Click to see a large version of this cartoon...

Click to see a large version of this cartoon

Complete HarpWeek Explanation:
In this parody of Hamlet’s soliloquy, “To Be or Not To Be,” David B. Hill, who has already pinned the “bees” of the New York governorship and a seat in the U.S. Senate, contemplates adding the presidency to his collection. As lieutenant governor, Hill had succeeded to the governorship in January 1885 when Grover Cleveland resigned to assume the presidency. Thereafter, an animosity developed between the two, primarily due to Hill’s unfulfilled desire for ample federal patronage and Cleveland’s characterization of the governor as an unprincipled machine politician. Hill was elected to the governorship in his own right in November 1885 and reelected in 1888.

In January 1891, Hill manipulated the state legislature to elect him to the U.S. Senate for a term commencing that March (state legislatures elected U.S. senators until the 17th Amendment of 1913). However, he would not resign as governor to take the senate seat until his gubernatorial term ended in January 1892. Critics labeled him the “governor-senator,” which explains the “Two Bees” on the wall. In 1888, Hill had failed to spark interest in a challenge to Cleveland’s renomination, but made a more serious effort in 1892 to become the party’s standard-bearer—the “One Bee” in the cartoon. The bees in this and other cartoons may be visual shorthand for the catchphrase “a bee in one’s bonnet,” which means to have an obsessive idea.

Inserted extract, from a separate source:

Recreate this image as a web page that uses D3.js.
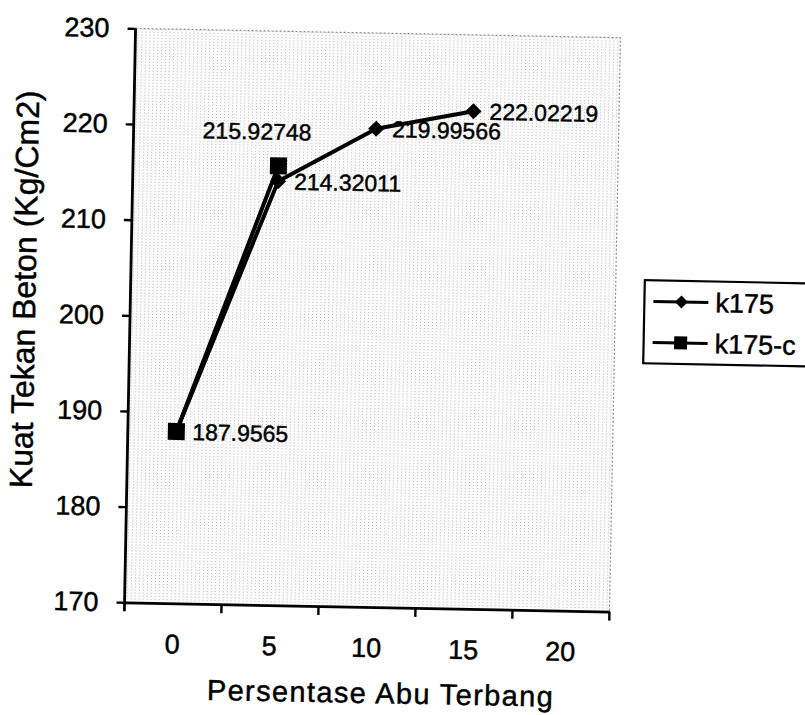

During the 1890 congressional contests, Governor Hill stumped for Democratic candidates through the Midwest and South in the hope of collecting political IOU's for the upcoming presidential race. In the midst of a severe snowstorm in February 1892, the New York State Democratic Party chairman called a “Snap Convention” at which delegates voted to endorse Hill, rather than Cleveland, for president on the unit-rule basis. Under it, the Senator got all the state’s votes on the first ballot at the Democratic National Convention, but lost the nomination decisively to Cleveland. In the Senate, however, Hill usually defended the policies of the second Cleveland administration (1893-1897). His fierce party loyalty was encapsulated in the emphatic statement associated with him, “I am a Democrat,” which appears on the ball and chain he wears in this cartoon.